From: Roman Gushchin
Date: Tue Mar 12 2019 - 18:34:11 EST


A cgroup can remain in the dying state for a long time, being pinned in the
memory by any kernel object. It can be pinned by a page, shared with other
cgroup (e.g. mlocked by a process in the other cgroup). It can be pinned
by a vfs cache object, etc.

Mostly because of percpu data, the size of a memcg structure in the kernel
memory is quite large. Depending on the machine size and the kernel config,
it can easily reach hundreds of kilobytes per cgroup.

Depending on the memory pressure and the reclaim approach (which is a separate
topic), it looks like several hundreds (if not single thousands) of dying
cgroups is a typical number. On a moderately sized machine the overall memory
footprint is measured in hundreds of megabytes.

So if we can't completely get rid of dying cgroups, let's make them smaller.
This patchset aims to reduce the size of a dying memory cgroup by the premature
release of percpu data during the cgroup removal, and use of atomic counterparts
instead. Currently it covers per-memcg vmstat_percpu, per-memcg per-node
lruvec_stat_cpu. The same approach can be further applied to other percpu data.
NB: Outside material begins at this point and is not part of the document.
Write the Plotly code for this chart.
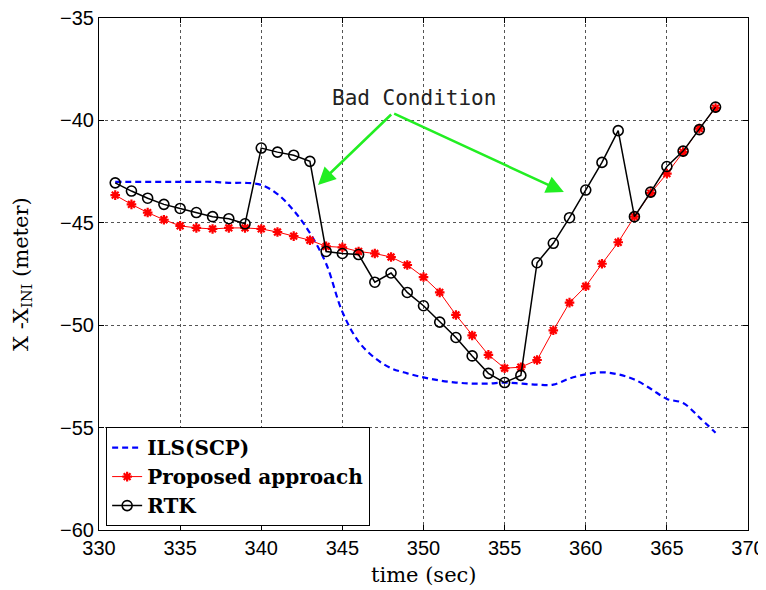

Results on my test machine (32 CPUs, singe node):

With the patchset: Originally:

nr_dying_descendants 0
Slab: 66640 kB Slab: 67644 kB
Percpu: 6912 kB Percpu: 6912 kB

nr_dying_descendants 1000
Slab: 85912 kB Slab: 84704 kB
Percpu: 26880 kB Percpu: 64128 kB

So one dying cgroup went from 75 kB to 39 kB, which is almost twice smaller.
The difference will be even bigger on a bigger machine
(especially, with NUMA).

To test the patchset, I used the following script:
CG=/sys/fs/cgroup/percpu_test/

mkdir ${CG}
echo "+memory" > ${CG}/cgroup.subtree_control

cat ${CG}/cgroup.stat | grep nr_dying_descendants
cat /proc/meminfo | grep -e Percpu -e Slab

for i in `seq 1 1000`; do
mkdir ${CG}/${i}
echo $$ > ${CG}/${i}/cgroup.procs
dd if=/dev/urandom of=/tmp/test-${i} count=1 2> /dev/null
echo $$ > /sys/fs/cgroup/cgroup.procs
rmdir ${CG}/${i}
done

cat /sys/fs/cgroup/cgroup.stat | grep nr_dying_descendants
cat /proc/meminfo | grep -e Percpu -e Slab

rmdir ${CG}


v2:
- several renamings suggested by Johannes Weiner
- added a patch, which merges cpu offlining and percpu flush code


Roman Gushchin (6):
mm: prepare to premature release of memcg->vmstats_percpu
mm: prepare to premature release of per-node lruvec_stat_cpu
mm: release memcg percpu data prematurely
mm: release per-node memcg percpu data prematurely
mm: flush memcg percpu stats and events before releasing
mm: refactor memcg_hotplug_cpu_dead() to use
memcg_flush_offline_percpu()

include/linux/memcontrol.h | 66 ++++++++++----
mm/memcontrol.c | 179 ++++++++++++++++++++++++++++---------
2 files changed, 186 insertions(+), 59 deletions(-)

--
2.20.1